Cette proposition expose clairement ce l'on nomme aujourd'hui (assez barbarement mais bon) « essentialisation », réflexe au fondement du mécanisme de l'antisémitisme et de tous les racismes : si ce n'est toi, c'est donc ton frère ...

 

C'est pourquoi ici le sous-texte (cf D'une âme ingrate) se fait évident, et quelque peu poignant. Spinoza, dont la famille avait dû fuir un Portugal devenu hostile aux Juifs, n'a pas manqué d'être en butte, même dans la tolérante Hollande, à la haine visant ceux de (sa) classe ou nation.

Une haine en forme de soupçon : « C'te philosophie plus ou moins athée, ça cache un désir de nuire à la cité. À quoi s'attendre d'autre de la part d'un membre d'un peuple apatride ? »

Dans son livre Le clan Spinoza* Maxime Rovère cite des propos du genre : Spinoza cherche à nous déchirer de ses épines (pour rappel : spinosus = épineux).

Le « nous » en question désignant selon les moments, selon les écrits du philosophe, des classes différentes.
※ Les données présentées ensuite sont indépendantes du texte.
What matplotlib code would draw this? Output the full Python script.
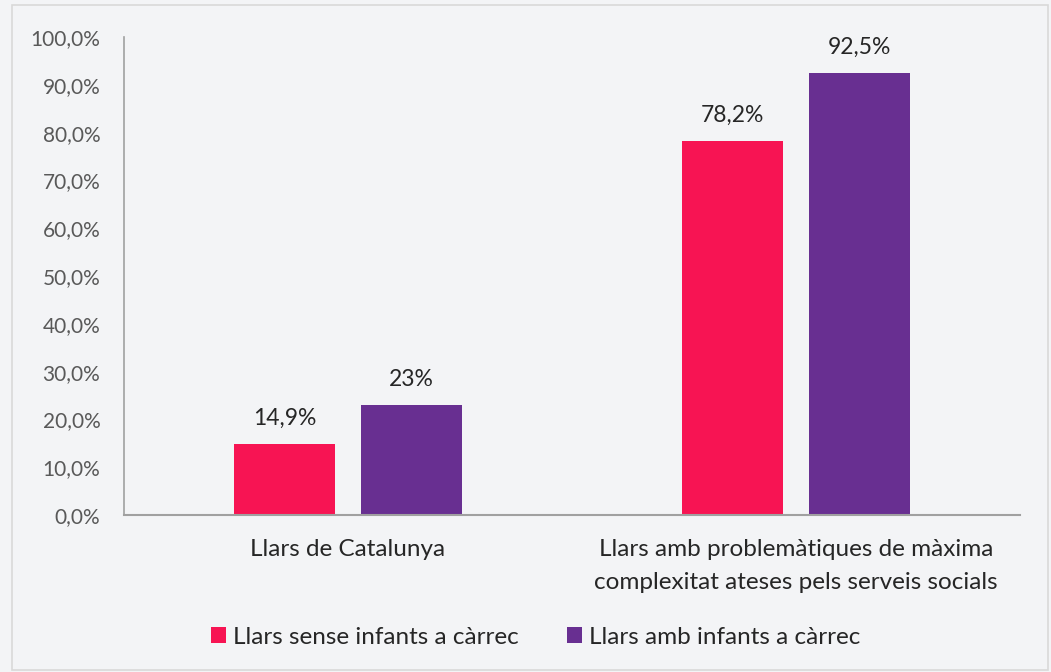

Y compris des amis lui voulant (sincèrement) du bien.

Y compris (et c'est le plus piquant de l'affaire) sa classe d'origine, car il ne fut pas en odeur de sainteté non plus auprès de certains courants du rabbinat d'Amsterdam.

 

Bref vouloir penser en homme libre fait de vous l'autre de tous les « nous », l'inclassable de toutes les classes.